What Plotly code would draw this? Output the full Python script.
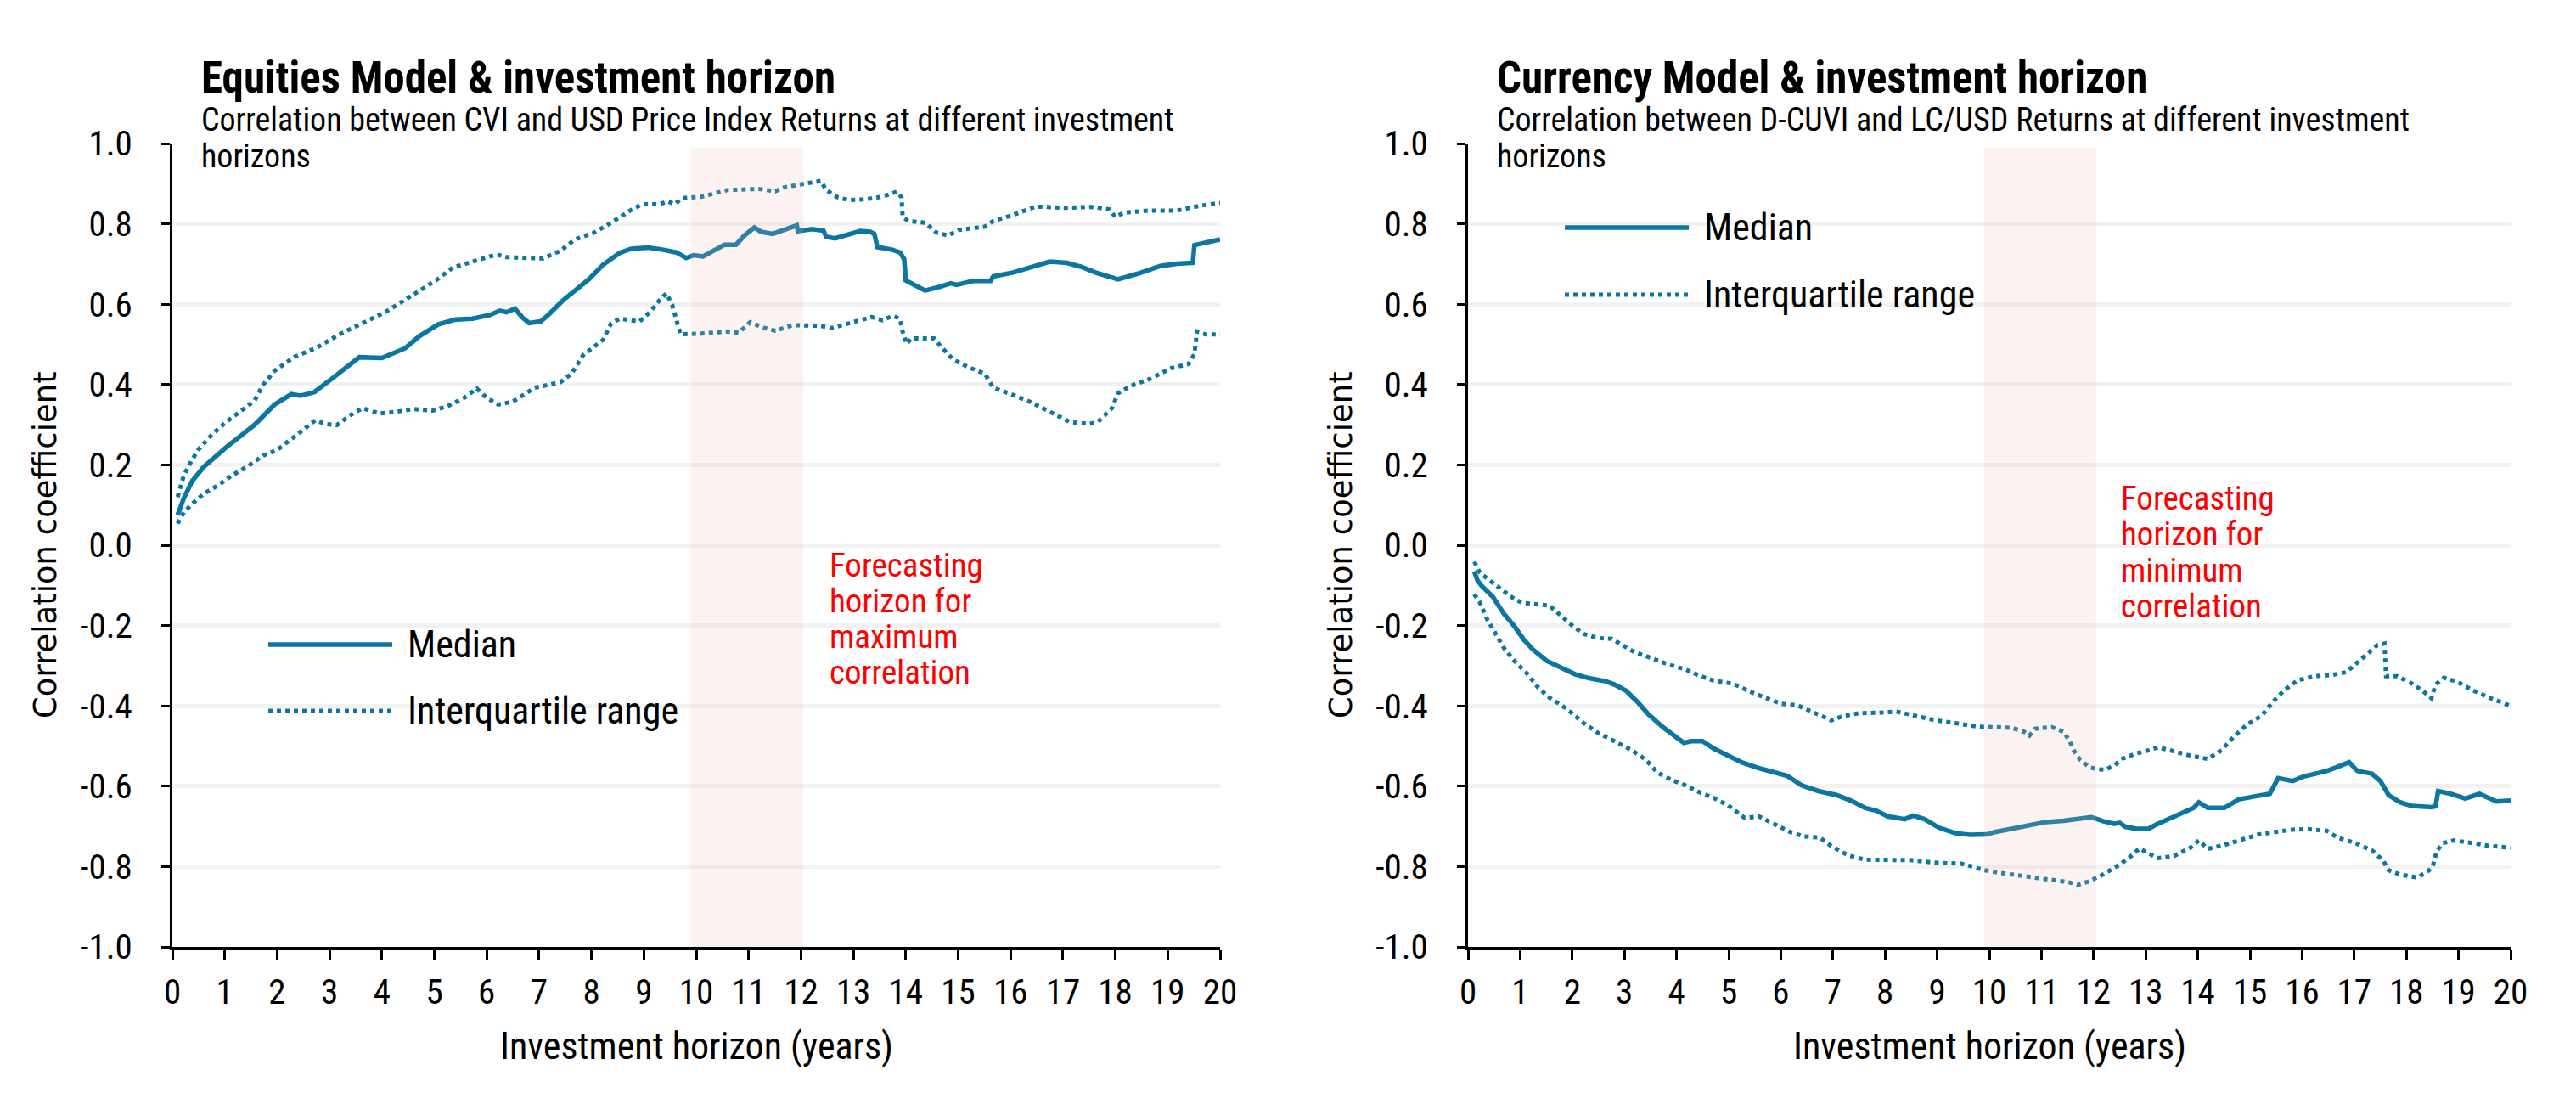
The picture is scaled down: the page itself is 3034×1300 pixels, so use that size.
import plotly.graph_objects as go

# ---------------- data ----------------
eq_med_x = [0.1,0.22,0.38,0.6,1.03,1.57,1.95,2.27,2.44,2.71,3.03,3.3,3.57,4.0,4.44,4.71,5.08,5.41,5.73,6.06,6.25,6.38,6.54,6.68,6.81,7.03,7.19,7.46,7.73,7.95,8.22,8.54,8.76,9.08,9.35,9.62,9.81,9.95,10.13,10.38,10.54,10.76,10.92,11.11,11.24,11.46,11.67,11.92,11.94,12.21,12.43,12.48,12.65,12.86,13.13,13.32,13.4,13.46,13.73,13.89,13.97,14.0,14.16,14.37,14.64,14.86,14.97,15.29,15.62,15.67,16.05,16.43,16.75,17.08,17.35,17.62,18.0,18.05,18.43,18.86,19.18,19.48,19.51,19.72,20.0]
eq_med_y = [0.075,0.117,0.16,0.195,0.244,0.30,0.35,0.376,0.372,0.381,0.413,0.441,0.468,0.466,0.49,0.52,0.55,0.562,0.564,0.573,0.584,0.58,0.589,0.567,0.553,0.557,0.575,0.61,0.638,0.662,0.698,0.728,0.738,0.741,0.736,0.729,0.715,0.722,0.719,0.736,0.748,0.748,0.771,0.791,0.78,0.775,0.786,0.796,0.782,0.787,0.783,0.768,0.764,0.773,0.782,0.78,0.775,0.742,0.736,0.729,0.712,0.659,0.648,0.634,0.643,0.652,0.648,0.658,0.658,0.669,0.679,0.694,0.706,0.703,0.693,0.679,0.666,0.662,0.676,0.695,0.701,0.703,0.747,0.754,0.761]

eq_up_x = [0.1,0.22,0.36,0.49,0.76,1.03,1.36,1.57,1.73,1.95,2.33,2.76,3.19,3.63,4.06,4.38,4.71,5.03,5.35,5.79,6.19,6.38,6.7,7.08,7.41,7.68,8.05,8.38,8.76,8.97,9.3,9.46,9.59,9.73,10.11,10.59,11.19,11.51,11.68,12.0,12.38,12.48,12.7,12.92,13.24,13.56,13.83,13.92,13.94,14.05,14.37,14.59,14.81,15.02,15.51,15.67,16.05,16.48,17.02,17.56,17.89,18.0,18.16,18.64,19.18,19.61,20.0]
eq_up_y = [0.12,0.174,0.209,0.237,0.276,0.307,0.339,0.36,0.399,0.434,0.469,0.492,0.525,0.553,0.58,0.606,0.632,0.659,0.691,0.708,0.724,0.717,0.715,0.714,0.733,0.761,0.778,0.803,0.835,0.849,0.849,0.856,0.849,0.864,0.868,0.884,0.887,0.881,0.891,0.899,0.907,0.884,0.866,0.859,0.861,0.868,0.88,0.866,0.817,0.807,0.803,0.778,0.771,0.785,0.793,0.807,0.822,0.843,0.84,0.842,0.836,0.817,0.828,0.833,0.833,0.845,0.852]

eq_lo_x = [0.1,0.22,0.38,0.6,0.87,1.14,1.46,1.73,2.0,2.27,2.49,2.73,2.92,3.14,3.41,3.63,3.95,4.27,4.6,4.97,5.25,5.57,5.81,6.0,6.22,6.49,6.7,6.92,7.41,7.62,7.84,8.22,8.38,8.54,8.92,9.13,9.3,9.43,9.54,9.62,9.7,10.11,10.59,10.81,11.03,11.3,11.51,11.84,12.38,12.59,13.02,13.35,13.56,13.75,13.89,13.94,14.02,14.1,14.54,14.7,14.91,15.18,15.51,15.67,16.05,16.37,16.75,17.13,17.51,17.67,17.94,18.05,18.27,18.64,19.07,19.4,19.51,19.56,19.72,20.0]
eq_lo_y = [0.054,0.082,0.103,0.128,0.149,0.174,0.198,0.223,0.237,0.265,0.286,0.311,0.302,0.299,0.325,0.341,0.328,0.332,0.339,0.335,0.346,0.367,0.39,0.367,0.35,0.357,0.374,0.392,0.406,0.427,0.473,0.511,0.553,0.564,0.557,0.582,0.61,0.627,0.599,0.56,0.525,0.527,0.532,0.529,0.555,0.541,0.534,0.548,0.546,0.541,0.557,0.568,0.56,0.571,0.564,0.532,0.501,0.515,0.515,0.49,0.462,0.444,0.427,0.392,0.374,0.357,0.332,0.307,0.302,0.307,0.342,0.378,0.395,0.413,0.441,0.451,0.476,0.532,0.525,0.525]

cu_med_x = [0.12,0.18,0.26,0.48,0.69,0.88,1.07,1.24,1.51,1.78,2.05,2.32,2.65,2.81,3.03,3.25,3.46,3.74,3.95,4.14,4.28,4.5,4.71,4.98,5.26,5.58,5.91,6.12,6.4,6.72,7.07,7.35,7.62,7.83,8.05,8.38,8.54,8.76,9.03,9.35,9.63,9.95,10.11,10.44,10.77,11.09,11.42,11.74,11.96,12.18,12.4,12.5,12.61,12.83,13.05,13.21,13.37,13.54,13.75,13.92,14.02,14.19,14.51,14.78,15.06,15.38,15.54,15.82,16.03,16.47,16.68,16.9,17.06,17.34,17.5,17.66,17.88,18.1,18.48,18.56,18.61,18.86,19.13,19.4,19.73,20.0]
cu_med_y = [-0.065,-0.087,-0.101,-0.129,-0.171,-0.2,-0.235,-0.259,-0.288,-0.305,-0.321,-0.331,-0.339,-0.347,-0.362,-0.39,-0.421,-0.453,-0.474,-0.492,-0.488,-0.488,-0.506,-0.524,-0.541,-0.555,-0.566,-0.574,-0.598,-0.612,-0.622,-0.636,-0.654,-0.661,-0.675,-0.682,-0.673,-0.682,-0.703,-0.717,-0.721,-0.72,-0.714,-0.706,-0.696,-0.689,-0.686,-0.682,-0.677,-0.687,-0.694,-0.691,-0.701,-0.706,-0.706,-0.695,-0.686,-0.675,-0.665,-0.654,-0.64,-0.654,-0.654,-0.633,-0.626,-0.619,-0.58,-0.587,-0.576,-0.562,-0.552,-0.54,-0.562,-0.569,-0.587,-0.622,-0.64,-0.649,-0.652,-0.65,-0.612,-0.619,-0.631,-0.619,-0.638,-0.636]

cu_up_x = [0.12,0.23,0.48,0.69,0.91,1.07,1.4,1.56,1.78,2.0,2.22,2.49,2.76,2.98,3.19,3.52,3.84,4.17,4.44,4.71,5.04,5.2,5.36,5.69,6.02,6.31,6.5,6.75,6.97,7.18,7.51,7.89,8.21,8.59,8.97,9.35,9.79,10.11,10.44,10.66,10.77,10.88,11.2,11.42,11.53,11.63,11.74,11.91,12.07,12.23,12.4,12.56,12.83,13.05,13.24,13.54,13.86,14.19,14.46,14.68,14.95,15.22,15.44,15.65,15.92,16.25,16.58,16.85,17.01,17.23,17.44,17.58,17.61,17.82,18.1,18.31,18.48,18.56,18.72,18.97,19.29,19.62,20.0]
cu_up_y = [-0.041,-0.069,-0.094,-0.115,-0.136,-0.144,-0.147,-0.15,-0.175,-0.2,-0.221,-0.231,-0.233,-0.249,-0.266,-0.281,-0.297,-0.309,-0.325,-0.337,-0.344,-0.351,-0.362,-0.379,-0.395,-0.398,-0.409,-0.421,-0.436,-0.426,-0.418,-0.417,-0.414,-0.425,-0.436,-0.443,-0.452,-0.453,-0.455,-0.464,-0.474,-0.457,-0.453,-0.464,-0.485,-0.513,-0.534,-0.552,-0.558,-0.559,-0.548,-0.531,-0.518,-0.511,-0.503,-0.513,-0.524,-0.532,-0.51,-0.478,-0.446,-0.425,-0.39,-0.362,-0.336,-0.326,-0.323,-0.316,-0.298,-0.273,-0.249,-0.245,-0.326,-0.326,-0.344,-0.362,-0.381,-0.347,-0.33,-0.34,-0.362,-0.381,-0.4]

cu_lo_x = [0.12,0.23,0.37,0.53,0.69,0.91,1.13,1.35,1.56,1.89,2.22,2.49,2.81,3.14,3.41,3.63,3.9,4.17,4.44,4.71,4.98,5.31,5.58,5.91,6.18,6.45,6.75,6.97,7.29,7.62,8.05,8.49,8.92,9.46,9.68,9.9,10.22,10.66,10.98,11.31,11.53,11.69,11.91,12.18,12.5,12.72,12.88,13.05,13.24,13.54,13.86,14.02,14.19,14.51,14.84,15.17,15.49,15.82,16.14,16.47,16.68,17.01,17.34,17.55,17.66,17.88,18.2,18.37,18.5,18.58,18.69,18.91,19.24,19.56,20.0]
cu_lo_y = [-0.122,-0.143,-0.185,-0.221,-0.256,-0.291,-0.319,-0.355,-0.379,-0.407,-0.443,-0.467,-0.488,-0.51,-0.534,-0.566,-0.584,-0.598,-0.615,-0.629,-0.647,-0.679,-0.675,-0.696,-0.714,-0.725,-0.728,-0.749,-0.772,-0.783,-0.784,-0.784,-0.79,-0.793,-0.8,-0.809,-0.816,-0.823,-0.828,-0.834,-0.839,-0.846,-0.837,-0.82,-0.795,-0.774,-0.755,-0.767,-0.779,-0.774,-0.753,-0.735,-0.756,-0.746,-0.732,-0.72,-0.714,-0.708,-0.707,-0.711,-0.728,-0.741,-0.76,-0.784,-0.809,-0.82,-0.827,-0.816,-0.802,-0.763,-0.742,-0.735,-0.741,-0.748,-0.753]

x_tick_vals = list(range(0, 21))
y_tick_vals = [-1.0, -0.8, -0.6, -0.4, -0.2, 0.0, 0.2, 0.4, 0.6, 0.8, 1.0]
y_tick_text = ["-1.0", "-0.8", "-0.6", "-0.4", "-0.2", "0.0", "0.2", "0.4", "0.6", "0.8", "1.0"]

forecast_band = [9.9, 12.05]

titles = ["Equities Model & investment horizon", "Currency Model & investment horizon"]
subtitle_lines = [["Correlation between CVI and USD Price Index Returns at different investment", "horizons"],
                  ["Correlation between D-CUVI and LC/USD Returns at different investment", "horizons"]]
note_lines = [["Forecasting", "horizon for", "maximum", "correlation"],
              ["Forecasting", "horizon for", "minimum", "correlation"]]
legend_names = ["Median", "Interquartile range"]
x_title = "Investment horizon (years)"
y_title = "Correlation coefficient"

# ---------------- style ----------------
W, H = 3034, 1300
LINE = "#0C76A0"
FONT = "Roboto Condensed, Roboto, sans-serif"
BLACK = "#000000"
RED = "#FF0000"

def px(x):
    return x / W

def py(y):
    return 1 - y / H

fig = go.Figure()

panels = [
    dict(xa="x", ya="y", med=(eq_med_x, eq_med_y), up=(eq_up_x, eq_up_y), lo=(eq_lo_x, eq_lo_y)),
    dict(xa="x2", ya="y2", med=(cu_med_x, cu_med_y), up=(cu_up_x, cu_up_y), lo=(cu_lo_x, cu_lo_y)),
]

for p in panels:
    for key, dotted, name in [("up", True, legend_names[1]), ("lo", True, legend_names[1]), ("med", False, legend_names[0])]:
        xs, ys = p[key]
        fig.add_trace(go.Scatter(x=xs, y=ys, mode="lines", name=name, xaxis=p["xa"], yaxis=p["ya"],
                                 line=dict(color=LINE, width=5.5 if not dotted else 5,
                                           dash=("5px,5px" if dotted else "solid")),
                                 showlegend=False, hoverinfo="skip"))

left_x = (203, 1437)
right_x = (1729, 2957)
top_y, bot_y = 169, 1115

axis_common = dict(range=[0, 20], tickmode="array", tickvals=x_tick_vals, showgrid=False,
                   showline=True, linecolor=BLACK, linewidth=4, ticks="outside", ticklen=12,
                   tickwidth=2.5, tickcolor=BLACK, zeroline=False, ticklabelstandoff=2,
                   automargin=False,
                   tickfont=dict(family=FONT, size=41, color=BLACK), fixedrange=True)
yaxis_common = dict(range=[-1, 1], tickmode="array", tickvals=y_tick_vals, ticktext=y_tick_text,
                    showgrid=True, gridcolor="#f2f2f2", gridwidth=5, zeroline=False,
                    showline=True, linecolor=BLACK, linewidth=3, ticks="outside", ticklen=10,
                    tickwidth=2.5, tickcolor=BLACK, ticklabelstandoff=26, automargin=False,
                    tickfont=dict(family=FONT, size=41, color=BLACK), fixedrange=True,
                    domain=[py(bot_y), py(top_y)])

fig.update_layout(
    width=W, height=H, margin=dict(l=0, r=0, t=0, b=0, pad=0, autoexpand=False),
    paper_bgcolor="white", plot_bgcolor="white", showlegend=False,
    xaxis=dict(domain=[px(left_x[0]), px(left_x[1])], anchor="y", **axis_common),
    yaxis=dict(anchor="x", **yaxis_common),
    xaxis2=dict(domain=[px(right_x[0]), px(right_x[1])], anchor="y2", **axis_common),
    yaxis2=dict(anchor="x2", **yaxis_common),
)

shapes = []
annotations = []

def text(x, y, s, size, color=BLACK, family=FONT, xanchor="left", angle=0):
    annotations.append(dict(xref="paper", yref="paper", x=px(x), y=py(y), xanchor=xanchor,
                            yanchor="middle", showarrow=False, text=s, textangle=angle,
                            font=dict(family=family, size=size, color=color)))

for i, (xr, xa, ya) in enumerate([(left_x, "x", "y"), (right_x, "x2", "y2")]):
    shapes.append(dict(type="rect", xref=xa, yref=ya, x0=forecast_band[0], x1=forecast_band[1],
                       y0=-1, y1=0.99, fillcolor="rgba(245,180,180,0.17)", line=dict(width=0),
                       layer="above"))
    x0 = xr[0]
    cx = (xr[0] + xr[1]) / 2
    text(x0 + 32, 91, "<b>%s</b>" % titles[i], 51)
    text(x0 + 32, 141, subtitle_lines[i][0], 38)
    text(x0 + 32, 184, subtitle_lines[i][1], 38)
    text(cx, 1232, x_title, 44, xanchor="center")
    text(x0 - 150, 642, y_title, 37, family="DejaVu Sans", xanchor="center", angle=-90)

for j, ln in enumerate(note_lines[0]):
    text(975, 666 + 42 * j, ln, 39, color=RED)
for j, ln in enumerate(note_lines[1]):
    text(2496, 587 + 42.3 * j, ln, 39, color=RED)

for (lx0, ly_med, ly_iqr) in [(316, 759, 837), (1843, 268, 347)]:
    shapes.append(dict(type="line", xref="paper", yref="paper", x0=px(lx0), x1=px(lx0 + 146),
                       y0=py(ly_med), y1=py(ly_med), line=dict(color=LINE, width=5.5)))
    shapes.append(dict(type="line", xref="paper", yref="paper", x0=px(lx0), x1=px(lx0 + 146),
                       y0=py(ly_iqr), y1=py(ly_iqr), line=dict(color=LINE, width=5, dash="5px,5px")))
    text(lx0 + 162, ly_med, legend_names[0], 44)
    text(lx0 + 162, ly_iqr, legend_names[1], 44)

fig.update_layout(shapes=shapes, annotations=annotations)

fig.write_html("out.html", config={"displayModeBar": False},
               post_script="document.body.style.margin='0px';")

What the task asks ::
Copy nothing but the lines from the first one in the listing through the line with "import plotly.graph_objects as go", and omit the pictures.

Worked answer ::
What Plotly code would draw this? Output the full Python script.
The picture is scaled down: the page itself is 3034×1300 pixels, so use that size.
import plotly.graph_objects as go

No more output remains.